I learned French because I wanted to. Ever since the day I heard Charles Trenet sing ‘La Mer’ on the radio, at a time when I was just beginning to learn to speak my own native tongue, I have been intrigued by other landguages. I recount this because I went into teaching, and specifically language teaching assuming that all normal children shared my passionate interest in the different ways in which people spoke and wrote. I was saddened to discover that far being enthusiastic about languages many of my students saw French lessons as a compulsory embarrassment, or an occasion for deliberately distorting the speech-patterns of Johnny Foreigner and his Pentecostal crew. Towards the end of my career it began to dawn on me that, apart from the few like myself, who had an intellectual interest in the structure of another language, my pupils had no good reason for making the effort to learn French.

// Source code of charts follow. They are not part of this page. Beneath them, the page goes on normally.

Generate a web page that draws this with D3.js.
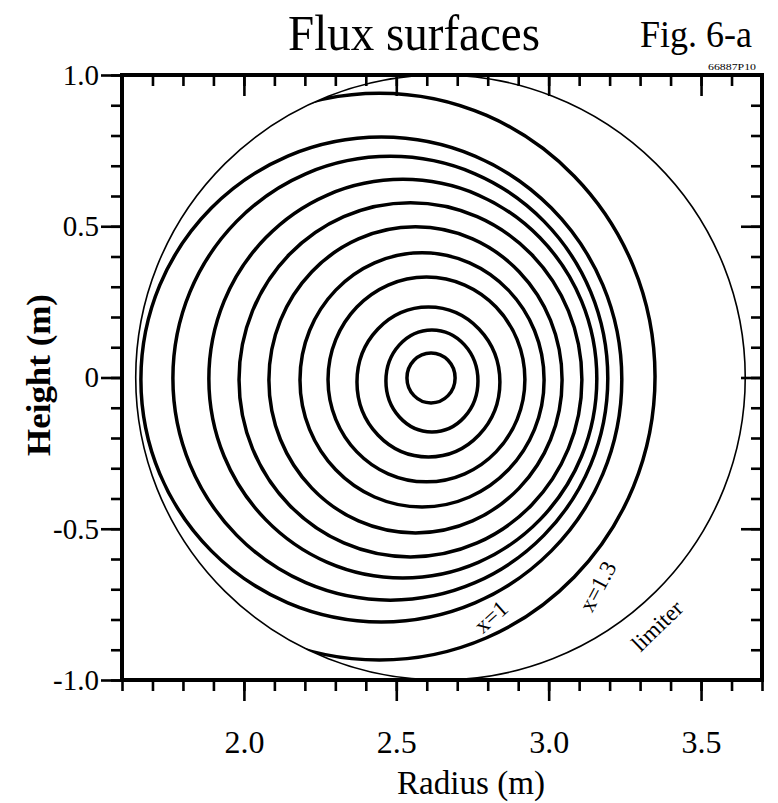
<!DOCTYPE html>
<html><head><meta charset="utf-8">
<script src="https://cdn.jsdelivr.net/npm/d3@7"></script>
<style>body{margin:0;background:#fff} svg{display:block}</style>
</head><body>
<svg id="chart" width="778" height="803"></svg>
<script>
// ---- data ----
const xDomain = [1.6, 3.7];
const yDomain = [-1.0, 1.0];
const xTickMajor = [2.0, 2.5, 3.0, 3.5];
const xTickLabels = ["2.0", "2.5", "3.0", "3.5"];
const yTickMajor = [1.0, 0.5, 0, -0.5, -1.0];
const yTickLabels = ["1.0", "0.5", "0", "-0.5", "-1.0"];
// flux surfaces, innermost to outermost (m)
const surfaceRin  = [2.535, 2.466, 2.371, 2.276, 2.184, 2.082, 1.984, 1.885, 1.767, 1.662, 1.54];
const surfaceRout = [2.693, 2.768, 2.840, 2.922, 2.985, 3.044, 3.109, 3.158, 3.194, 3.240, 3.349];
const surfaceZtop = [0.081, 0.157, 0.233, 0.332, 0.412, 0.498, 0.578, 0.655, 0.731, 0.795, 0.940];
const surfaceZbot = [-0.084, -0.180, -0.263, -0.345, -0.428, -0.514, -0.593, -0.663, -0.736, -0.808, -0.934];
// limiter circle (m)
const limiterR0 = 2.645, limiterZ0 = 0.0, limiterRadius = 1.0;
// annotations
const annoText = ["x=1", "x=1.3", "limiter"];
const annoR = [2.81, 3.16, 3.355];
const annoZ = [-0.79, -0.69, -0.82];
const annoRot = [-42, -62, -44];

// ---- drawing ----
const svg = d3.select("#chart");
const font = "'Liberation Serif','Times New Roman',serif";
const x = d3.scaleLinear().domain(xDomain).range([122, 762]);
const y = d3.scaleLinear().domain(yDomain).range([680, 75]);

const xMinor = d3.range(16, 38).map(d => d / 10);
const yMinor = d3.range(-10, 11).map(d => d / 10);

const defs = svg.append("defs");
defs.append("clipPath").attr("id", "plotClip").append("rect")
  .attr("x", x(xDomain[0])).attr("y", y(yDomain[1]))
  .attr("width", x(xDomain[1]) - x(xDomain[0])).attr("height", y(yDomain[0]) - y(yDomain[1]));
defs.append("clipPath").attr("id", "limClip").append("ellipse")
  .attr("cx", x(limiterR0)).attr("cy", y(limiterZ0))
  .attr("rx", x(limiterR0 + limiterRadius) - x(limiterR0))
  .attr("ry", y(limiterZ0) - y(limiterZ0 + limiterRadius));

const plot = svg.append("g").attr("clip-path", "url(#plotClip)");

// limiter
plot.append("ellipse")
  .attr("cx", x(limiterR0)).attr("cy", y(limiterZ0))
  .attr("rx", x(limiterR0 + limiterRadius) - x(limiterR0))
  .attr("ry", y(limiterZ0) - y(limiterZ0 + limiterRadius))
  .attr("fill", "none").attr("stroke", "#000").attr("stroke-width", 1.6);

// flux surfaces
const ring = d3.line().x(d => x(d[0])).y(d => y(d[1]))
  .curve(d3.curveCardinalClosed.tension(-0.656));
const inner = plot.append("g").attr("clip-path", "url(#limClip)");
surfaceRin.forEach((rin, i) => {
  const rout = surfaceRout[i], zt = surfaceZtop[i], zb = surfaceZbot[i];
  const rm = (rin + rout) / 2, zm = (zt + zb) / 2;
  inner.append("path")
    .attr("d", ring([[rin, zm], [rm, zt], [rout, zm], [rm, zb]]))
    .attr("fill", "none").attr("stroke", "#000").attr("stroke-width", 3.5)
    .attr("stroke-linejoin", "round");
});

// axes
function styleAxis(g) {
  g.select(".domain").remove();
  g.selectAll(".tick line").attr("stroke", "#000").attr("stroke-width", 2.6);
  g.selectAll(".tick text").attr("font-family", font).attr("fill", "#000");
}
const minorLen = 11, majorLen = 21;
const xb = y(yDomain[0]), xt = y(yDomain[1]), yl = x(xDomain[0]), yr = x(xDomain[1]);
// bottom (outward)
svg.append("g").attr("transform", `translate(0,${xb})`)
  .call(d3.axisBottom(x).tickValues(xMinor).tickSize(minorLen).tickFormat("")).call(styleAxis);
svg.append("g").attr("transform", `translate(0,${xb})`)
  .call(d3.axisBottom(x).tickValues(xTickMajor).tickSize(majorLen)
    .tickFormat((d, i) => xTickLabels[i]).tickPadding(29))
  .call(styleAxis)
  .call(g => g.selectAll(".tick text").attr("font-size", 32).attr("dy", "0.71em"));
// top (inward)
svg.append("g").attr("transform", `translate(0,${xt})`)
  .call(d3.axisTop(x).tickValues(xMinor).tickSize(-minorLen).tickFormat("")).call(styleAxis);
svg.append("g").attr("transform", `translate(0,${xt})`)
  .call(d3.axisTop(x).tickValues(xTickMajor).tickSize(-majorLen).tickFormat("")).call(styleAxis);
// left (outward)
svg.append("g").attr("transform", `translate(${yl},0)`)
  .call(d3.axisLeft(y).tickValues(yMinor).tickSize(minorLen).tickFormat("")).call(styleAxis);
svg.append("g").attr("transform", `translate(${yl},0)`)
  .call(d3.axisLeft(y).tickValues(yTickMajor).tickSize(majorLen)
    .tickFormat((d, i) => yTickLabels[i]).tickPadding(2))
  .call(styleAxis)
  .call(g => g.selectAll(".tick text").attr("font-size", 29));
// right (inward)
svg.append("g").attr("transform", `translate(${yr},0)`)
  .call(d3.axisRight(y).tickValues(yMinor).tickSize(-minorLen).tickFormat("")).call(styleAxis);
svg.append("g").attr("transform", `translate(${yr},0)`)
  .call(d3.axisRight(y).tickValues(yTickMajor).tickSize(-majorLen).tickFormat("")).call(styleAxis);

// frame
svg.append("rect")
  .attr("x", yl).attr("y", xt).attr("width", yr - yl).attr("height", xb - xt)
  .attr("fill", "none").attr("stroke", "#000").attr("stroke-width", 4);

// annotations
annoText.forEach((t, i) => {
  svg.append("text")
    .attr("transform", `translate(${x(annoR[i])},${y(annoZ[i])}) rotate(${annoRot[i]})`)
    .attr("text-anchor", "middle").attr("dy", "0.35em")
    .attr("font-family", font).attr("font-size", 23).text(t);
});

// titles
svg.append("text").attr("x", 288).attr("y", 50).attr("font-family", font)
  .attr("font-size", 51).attr("textLength", 252).attr("lengthAdjust", "spacingAndGlyphs")
  .text("Flux surfaces");
svg.append("text").attr("x", 640).attr("y", 47).attr("font-family", font)
  .attr("font-size", 38).attr("textLength", 112).attr("lengthAdjust", "spacingAndGlyphs")
  .text("Fig. 6-a");
svg.append("text").attr("x", 708).attr("y", 70).attr("font-family", font)
  .attr("font-size", 9).attr("textLength", 48).attr("lengthAdjust", "spacingAndGlyphs")
  .text("66887P10");
svg.append("text").attr("x", 397).attr("y", 794).attr("font-family", font)
  .attr("font-size", 34).attr("textLength", 148).attr("lengthAdjust", "spacingAndGlyphs")
  .text("Radius (m)");
svg.append("text").attr("transform", "translate(50,375) rotate(-90)")
  .attr("text-anchor", "middle").attr("font-family", font).attr("font-weight", "bold")
  .attr("font-size", 34).attr("textLength", 162).attr("lengthAdjust", "spacingAndGlyphs")
  .text("Height (m)");
</script>
</body></html>
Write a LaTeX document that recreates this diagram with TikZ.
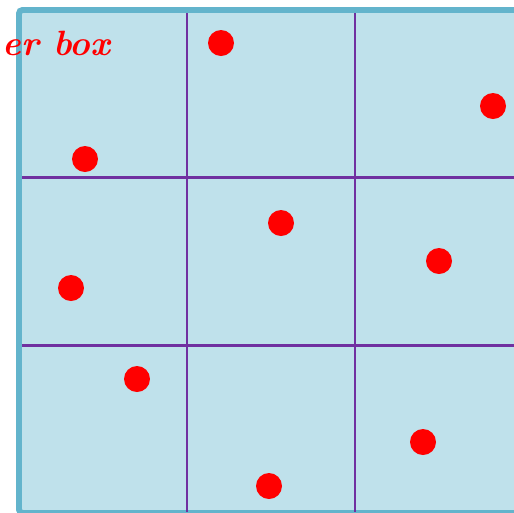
\documentclass[tikz,border=0pt]{standalone}
\usepackage{xcolor}
\usepackage{tikz}
\usetikzlibrary{positioning}
\definecolor{boxfill}{RGB}{191,225,235}
\definecolor{boxedge}{RGB}{99,180,204}
\definecolor{gridpurple}{RGB}{112,48,160}

\begin{document}
\begin{tikzpicture}[
  x=0.02cm, y=-0.02cm,
  outerbox/.style={draw=boxedge, fill=boxfill, line width=3.4pt, rounded corners=2pt},
  gridline/.style={draw=gridpurple, line width=1.7pt},
  dot/.style={circle, fill=red, inner sep=0pt, minimum size=0.52cm},
  lab/.style={text=red, inner sep=0pt, font=\fontsize{20}{20}\selectfont\bfseries\itshape}
]
\useasboundingbox (0,0) rectangle (514,512);
\draw[outerbox] (19,10) rectangle (523,513);
\foreach \g in {187,355} {
  \draw[gridline] (\g,13) -- (\g,512);
  \draw[gridline] (22,\g-10) -- (514,\g-10);
}
\foreach \n/\px/\py in {a/221/43, b/493/106, c/85/159, d/281/223, e/439/261,
                        f/71/288, g/137/379, h/423/442, i/269/486} {
  \node[dot] (dot\n) at (\px,\py) {};
}
\node[lab, anchor=base west] (title) at (2,55) {er box};
\end{tikzpicture}
\end{document}
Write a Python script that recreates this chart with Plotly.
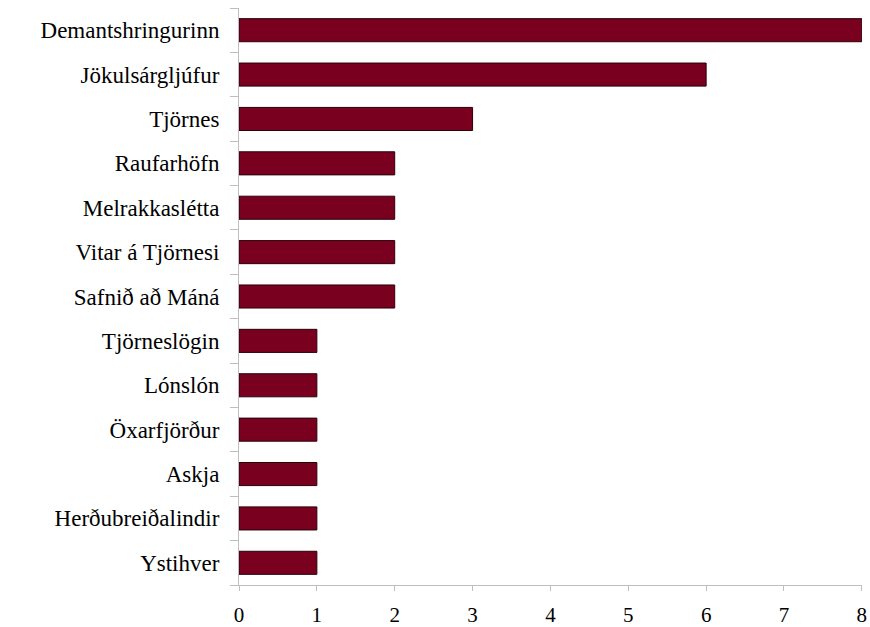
import plotly.graph_objects as go

# Data (top to bottom as shown)
places = ['Demantshringurinn', 'Jökulsárgljúfur', 'Tjörnes', 'Raufarhöfn',
          'Melrakkaslétta', 'Vitar á Tjörnesi', 'Safnið að Máná', 'Tjörneslögin',
          'Lónslón', 'Öxarfjörður', 'Askja', 'Herðubreiðalindir', 'Ystihver']
counts = [8, 6, 3, 2, 2, 2, 2, 1, 1, 1, 1, 1, 1]
x_ticks = [0, 1, 2, 3, 4, 5, 6, 7, 8]

serif = 'Liberation Serif, Times New Roman, serif'

fig = go.Figure()

fig.add_trace(
    go.Bar(
        x=counts[::-1],
        y=places[::-1],
        orientation='h',
        marker=dict(color='#7a0020', line=dict(color='#2a0008', width=1)),
    )
)

fig.update_layout(
    width=870,
    height=627,
    margin=dict(l=239, r=8, t=8, b=42, autoexpand=False),
    plot_bgcolor='white',
    paper_bgcolor='white',
    bargap=0.48,
    showlegend=False,
    font=dict(family=serif, size=22, color='#000000'),
)

fig.update_xaxes(
    range=[0, 8.002],
    tickvals=x_ticks,
    showgrid=False,
    zeroline=False,
    showline=True,
    linecolor='#bfbfbf',
    linewidth=1,
    ticks='outside',
    ticklen=5,
    tickcolor='#bfbfbf',
    ticklabelstandoff=6,
    tickfont=dict(family=serif, size=21),
    automargin=False,
)

fig.update_yaxes(
    showgrid=False,
    showline=True,
    linecolor='#bfbfbf',
    linewidth=1,
    ticks='outside',
    tickson='boundaries',
    ticklen=8,
    tickcolor='#bfbfbf',
    ticklabelstandoff=14,
    tickfont=dict(family=serif, size=23),
    automargin=False,
)

# drop the default page margin so the figure sits at the top-left corner
fig.write_html(
    "out.html",
    config={'displayModeBar': False},
    post_script="document.body.style.margin='0';document.body.style.overflow='hidden';",
)
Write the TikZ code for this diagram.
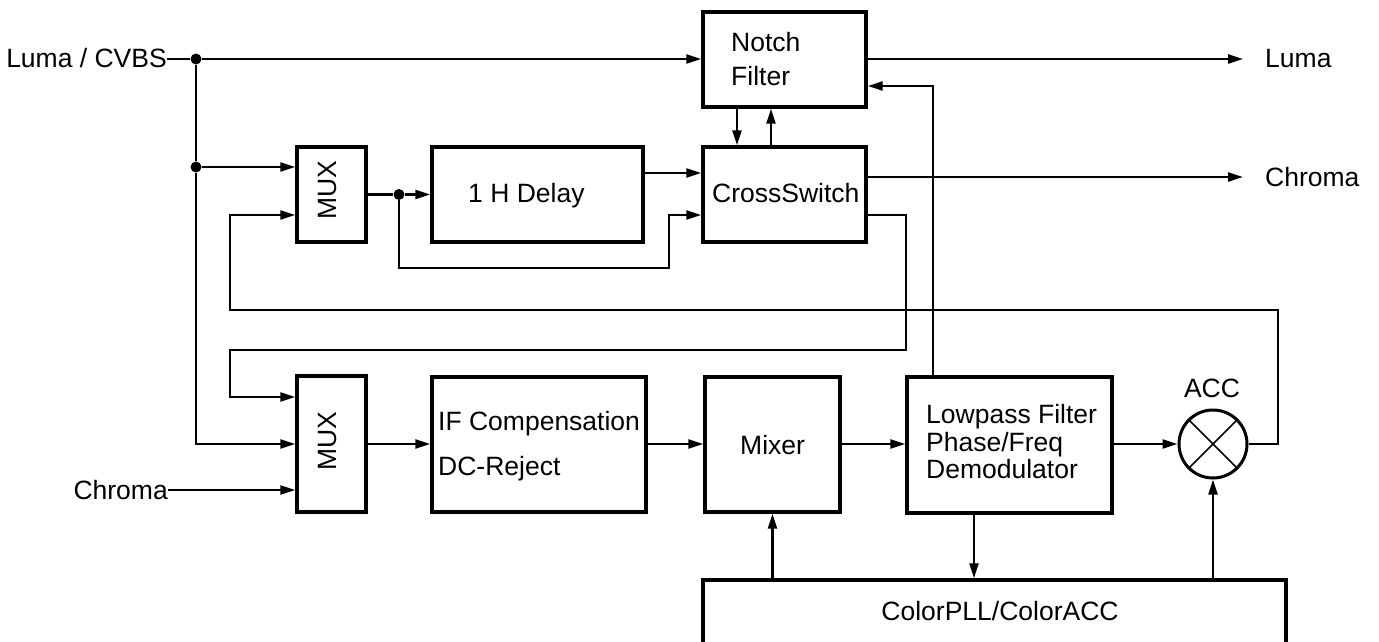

The epiphany which led to my radically rethinking my approach to language-teaching came when I met a French Assistante who had a common English name. She explained that she was, in fact , English, and that her family had moved to France when she was ten years old. She had received her secondary education in France and she now spoke and wrote the language as well as any Frenchman. She had not learned it by attending lessons, but by being in a situation where being able to speak French was a necessary social tool. She could not use avoidance strategies to fend off successful learning, like so many of my English students, because her need to learn to speak and write French was directly and unavoidably related to every second of her life. Without those skills she would have been friendless, bored out of her mind, unable to take any part in life outside her home. French wasn’t a ‘subject’ on her timetable: it was as important to her as the air she breathed.
From her I learned that it is pure folly to waste time, money, energy and training on filling schools with teachers of modern languages who give lessons in those languages to groups of young people who have, in the main, no motive for learning them. What we need is schools like the one attended by the son of my Hebrew teacher, in which all the classes were taught by an English-speaking teacher and a Hebrew-speaking teacher. So the children learned that if they needed help from Mrs. Cohen they had to use one form of words: if their business was with Giveret Kaspi they had to use another. In that way all language was seen as functional and useful for getting anything the children happened to want. There was none of the futility which dogs the average attempt at language teaching, in which all the students know that they already have a perfectly serviceable means of communicating with their teacher, and therefore need an alternative language as much as a hole in their head.
So it seems to me that we need urgently to stop teaching languages as a ‘subject’, like History or Maths. Ideally, we should set up schools like those that exist in Wales, where children have to speak Welsh, and become proficient in so doing, at the same time as learning to speak English so as to be able to share the life of the wider community. Our assumption is that we could not operate our schools in more than one language because to do so would take too much time away from ‘valuable’, ‘essential’ concerns like Science or CDT. The Welsh manage it, but we on this side of Offa’s Dike seem obsessed with the idea that if we do not teach a little of everything in a single language in our schools no child will learn anything valuable. I have observed enough home-based education to know that precisely the opposite is true: it is precisely because we don’t teach them lessons that home-educated children grow into such widely knowledgeable young adults, whilst the schooled majority tend to become narrow-minded and philistine, in spite of the compendious curriculum which is served up to them.
The supreme irony of language teaching is inherent in the way we all learn our first, often called our ‘native’ language. We learn to speak it without the benefit of formal lessons, from instructors who have no formal training in pedagogy or teaching methods. Nevertheless, we all learn the subtle complexities of intonation, accent and choice of words. Imagine, if you will, the situation which would arise if we abandoned the present approach to teaching babies and toddlers to speak the tongue that Shakespeare spoke by the methods adopted by our schools – forty minutes a day, a vocabulary test every week, verb paradigms formally chanted and grammar taught according to an adult conception of what is ‘easy’ and what is ‘difficult’. We would kill our language in a generation! We would reduce our population to a horde of inarticulate, grunting primates, capable at best of ordering a sandwich and, maybe, booking in at a hotel or a campsite, provided thee shopkeeper or the receptionist used the precise words the speaker had learned. This is a diabolical vision, but it is also what emerges from the average secondary language course.